> [Problem statement]: Your copy of the material below should match it exactly, except that it holds no pictures.

> [Source excerpt]:
● ● ● ● ● ● ●

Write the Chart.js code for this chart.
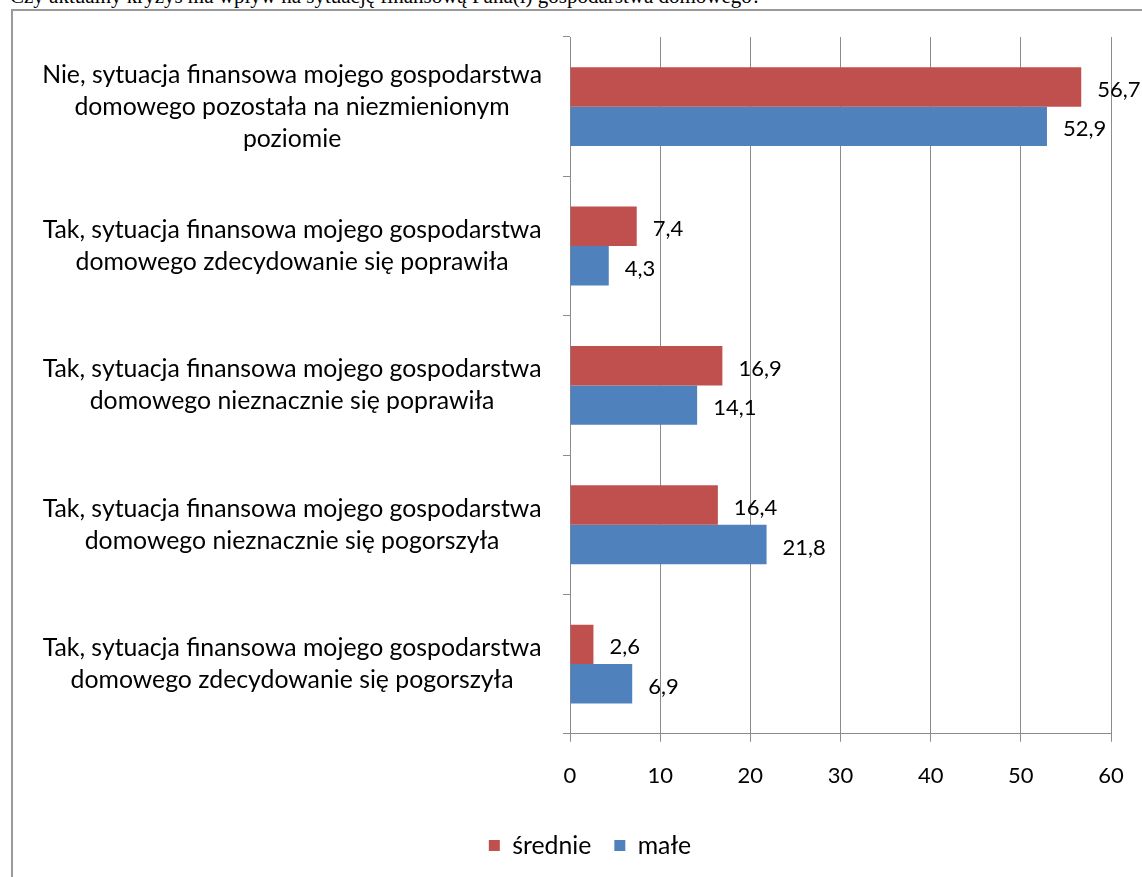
<!DOCTYPE html>
<html>
<head>
<meta charset="utf-8">
<script src="https://cdn.jsdelivr.net/npm/chart.js@4.4.0/dist/chart.umd.min.js"></script>
<style>
  html, body { margin: 0; padding: 0; background: #fff; overflow: hidden; }
  body { width: 1142px; height: 877px; position: relative; }
  .question {
    position: absolute; left: 10px; top: -14px; white-space: nowrap;
    font: 21px/21px "Liberation Serif", "Times New Roman", serif; color: #000;
  }
  .frame {
    position: absolute; left: 11px; top: 9px; width: 1180px; height: 900px;
    border: 2px solid #9a9a9a; background: #fff; overflow: hidden;
  }
  .frame canvas { position: absolute; left: 0; top: 0; }
</style>
</head>
<body>
<div class="question">Czy aktualny kryzys ma wpływ na sytuację finansową Pana(i) gospodarstwa domowego?</div>
<div class="frame"><canvas id="c" width="1160" height="871"></canvas></div>
<script>
// categories (top to bottom)
const categories = [
  ['Nie, sytuacja finansowa mojego gospodarstwa', 'domowego pozostała na niezmienionym', 'poziomie'],
  ['Tak, sytuacja finansowa mojego gospodarstwa', 'domowego zdecydowanie się poprawiła'],
  ['Tak, sytuacja finansowa mojego gospodarstwa', 'domowego nieznacznie się poprawiła'],
  ['Tak, sytuacja finansowa mojego gospodarstwa', 'domowego nieznacznie się pogorszyła'],
  ['Tak, sytuacja finansowa mojego gospodarstwa', 'domowego zdecydowanie się pogorszyła'],
];
const srednie = [56.7, 7.4, 16.9, 16.4, 2.6];
const male = [52.9, 4.3, 14.1, 21.8, 6.9];
const xTicks = [0, 10, 20, 30, 40, 50, 60];

const RED = '#c0504d';
const BLUE = '#4f81bd';
const GRID = '#8c8c8c';
const FONT = 'Lato, "Open Sans", sans-serif';
const TEXT_SIZE = 24.8;  // lowercase text (labels, legend)
const NUM_SIZE = 22;     // digits (ticks, value labels)

// value labels to the right of each bar, decimal comma
const valueLabels = {
  id: 'valueLabels',
  afterDatasetsDraw(chart) {
    const ctx = chart.ctx;
    ctx.save();
    ctx.font = `${NUM_SIZE}px ${FONT}`;
    ctx.fillStyle = '#000';
    ctx.textAlign = 'left';
    ctx.textBaseline = 'middle';
    chart.data.datasets.forEach((ds, i) => {
      chart.getDatasetMeta(i).data.forEach((bar, j) => {
        ctx.fillText(ds.data[j].toFixed(1).replace('.', ','), bar.x + 16, bar.y + 3);
      });
    });
    ctx.restore();
  },
};

// the original legend sits a bit right of the canvas centre
const legendNudge = {
  id: 'legendNudge',
  afterLayout(chart) {
    if (!chart.legend) return;
    chart.legend.left += 18;
    chart.legend.right += 18;
  },
};

new Chart(document.getElementById('c'), {
  type: 'bar',
  data: {
    labels: categories,
    datasets: [
      { label: 'średnie', data: srednie, backgroundColor: RED },
      { label: 'małe', data: male, backgroundColor: BLUE },
    ],
  },
  options: {
    indexAxis: 'y',
    responsive: false,
    animation: false,
    categoryPercentage: 0.566,
    barPercentage: 1,
    layout: { padding: { top: 26, right: 62, left: 20, bottom: 14 } },
    plugins: {
      legend: {
        position: 'bottom',
        labels: {
          font: { family: FONT, size: TEXT_SIZE },
          color: '#000',
          boxWidth: 11, boxHeight: 11,
          padding: 23,
        },
      },
      tooltip: { enabled: false },
    },
    scales: {
      x: {
        min: 0, max: 60,
        afterBuildTicks(axis) { axis.ticks = xTicks.map(v => ({ value: v })); },
        grid: { color: GRID, lineWidth: 1, tickLength: 8 },
        border: { color: GRID, width: 1 },
        ticks: { font: { family: FONT, size: NUM_SIZE }, color: '#000', padding: 21 },
      },
      y: {
        // fixed axis width; ignore the overhang of the tall first/last labels
        afterFit(axis) {
          axis.width = 537;
          axis.paddingTop = 0;
          axis.paddingBottom = 0;
        },
        grid: { drawOnChartArea: false, color: GRID, tickLength: 7, offset: true },
        border: { color: GRID, width: 1 },
        ticks: {
          font: { family: FONT, size: TEXT_SIZE, lineHeight: '32px' },
          color: '#000',
          crossAlign: 'center',
          padding: 21,
          autoSkip: false,
        },
      },
    },
  },
  plugins: [valueLabels, legendNudge],
});
</script>
</body>
</html>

● ● ● ● ● ● ●

> [Exercise solution]:
Write the Chart.js code for this chart.
<!DOCTYPE html>
<html>
<head>
<meta charset="utf-8">
<script src="https://cdn.jsdelivr.net/npm/chart.js@4.4.0/dist/chart.umd.min.js"></script>
<style>
  html, body { margin: 0; padding: 0; background: #fff; overflow: hidden; }
  body { width: 1142px; height: 877px; position: relative; }
  .question {
    position: absolute; left: 10px; top: -14px; white-space: nowrap;
    font: 21px/21px "Liberation Serif", "Times New Roman", serif; color: #000;
  }
  .frame {
    position: absolute; left: 11px; top: 9px; width: 1180px; height: 900px;
    border: 2px solid #9a9a9a; background: #fff; overflow: hidden;
  }
  .frame canvas { position: absolute; left: 0; top: 0; }
</style>
</head>
<body>
<div class="question">Czy aktualny kryzys ma wpływ na sytuację finansową Pana(i) gospodarstwa domowego?</div>
<div class="frame"><canvas id="c" width="1160" height="871"></canvas></div>
<script>
// categories (top to bottom)
const categories = [
  ['Nie, sytuacja finansowa mojego gospodarstwa', 'domowego pozostała na niezmienionym', 'poziomie'],
  ['Tak, sytuacja finansowa mojego gospodarstwa', 'domowego zdecydowanie się poprawiła'],
  ['Tak, sytuacja finansowa mojego gospodarstwa', 'domowego nieznacznie się poprawiła'],
  ['Tak, sytuacja finansowa mojego gospodarstwa', 'domowego nieznacznie się pogorszyła'],
  ['Tak, sytuacja finansowa mojego gospodarstwa', 'domowego zdecydowanie się pogorszyła'],
];
const srednie = [56.7, 7.4, 16.9, 16.4, 2.6];
const male = [52.9, 4.3, 14.1, 21.8, 6.9];
const xTicks = [0, 10, 20, 30, 40, 50, 60];

const RED = '#c0504d';
const BLUE = '#4f81bd';
const GRID = '#8c8c8c';
const FONT = 'Lato, "Open Sans", sans-serif';
const TEXT_SIZE = 24.8;  // lowercase text (labels, legend)
const NUM_SIZE = 22;     // digits (ticks, value labels)

// value labels to the right of each bar, decimal comma
const valueLabels = {
  id: 'valueLabels',
  afterDatasetsDraw(chart) {
    const ctx = chart.ctx;
    ctx.save();
    ctx.font = `${NUM_SIZE}px ${FONT}`;
    ctx.fillStyle = '#000';
    ctx.textAlign = 'left';
    ctx.textBaseline = 'middle';
    chart.data.datasets.forEach((ds, i) => {
      chart.getDatasetMeta(i).data.forEach((bar, j) => {
        ctx.fillText(ds.data[j].toFixed(1).replace('.', ','), bar.x + 16, bar.y + 3);
      });
    });
    ctx.restore();
  },
};

// the original legend sits a bit right of the canvas centre
const legendNudge = {
  id: 'legendNudge',
  afterLayout(chart) {
    if (!chart.legend) return;
    chart.legend.left += 18;
    chart.legend.right += 18;
  },
};

new Chart(document.getElementById('c'), {
  type: 'bar',
  data: {
    labels: categories,
    datasets: [
      { label: 'średnie', data: srednie, backgroundColor: RED },
      { label: 'małe', data: male, backgroundColor: BLUE },
    ],
  },
  options: {
    indexAxis: 'y',
    responsive: false,
    animation: false,
    categoryPercentage: 0.566,
    barPercentage: 1,
    layout: { padding: { top: 26, right: 62, left: 20, bottom: 14 } },
    plugins: {
      legend: {
        position: 'bottom',
        labels: {
          font: { family: FONT, size: TEXT_SIZE },
          color: '#000',
          boxWidth: 11, boxHeight: 11,
          padding: 23,
        },
      },
      tooltip: { enabled: false },
    },
    scales: {
      x: {
        min: 0, max: 60,
        afterBuildTicks(axis) { axis.ticks = xTicks.map(v => ({ value: v })); },
        grid: { color: GRID, lineWidth: 1, tickLength: 8 },
        border: { color: GRID, width: 1 },
        ticks: { font: { family: FONT, size: NUM_SIZE }, color: '#000', padding: 21 },
      },
      y: {
        // fixed axis width; ignore the overhang of the tall first/last labels
        afterFit(axis) {
          axis.width = 537;
          axis.paddingTop = 0;
          axis.paddingBottom = 0;
        },
        grid: { drawOnChartArea: false, color: GRID, tickLength: 7, offset: true },
        border: { color: GRID, width: 1 },
        ticks: {
          font: { family: FONT, size: TEXT_SIZE, lineHeight: '32px' },
          color: '#000',
          crossAlign: 'center',
          padding: 21,
          autoSkip: false,
        },
      },
    },
  },
  plugins: [valueLabels, legendNudge],
});
</script>
</body>
</html>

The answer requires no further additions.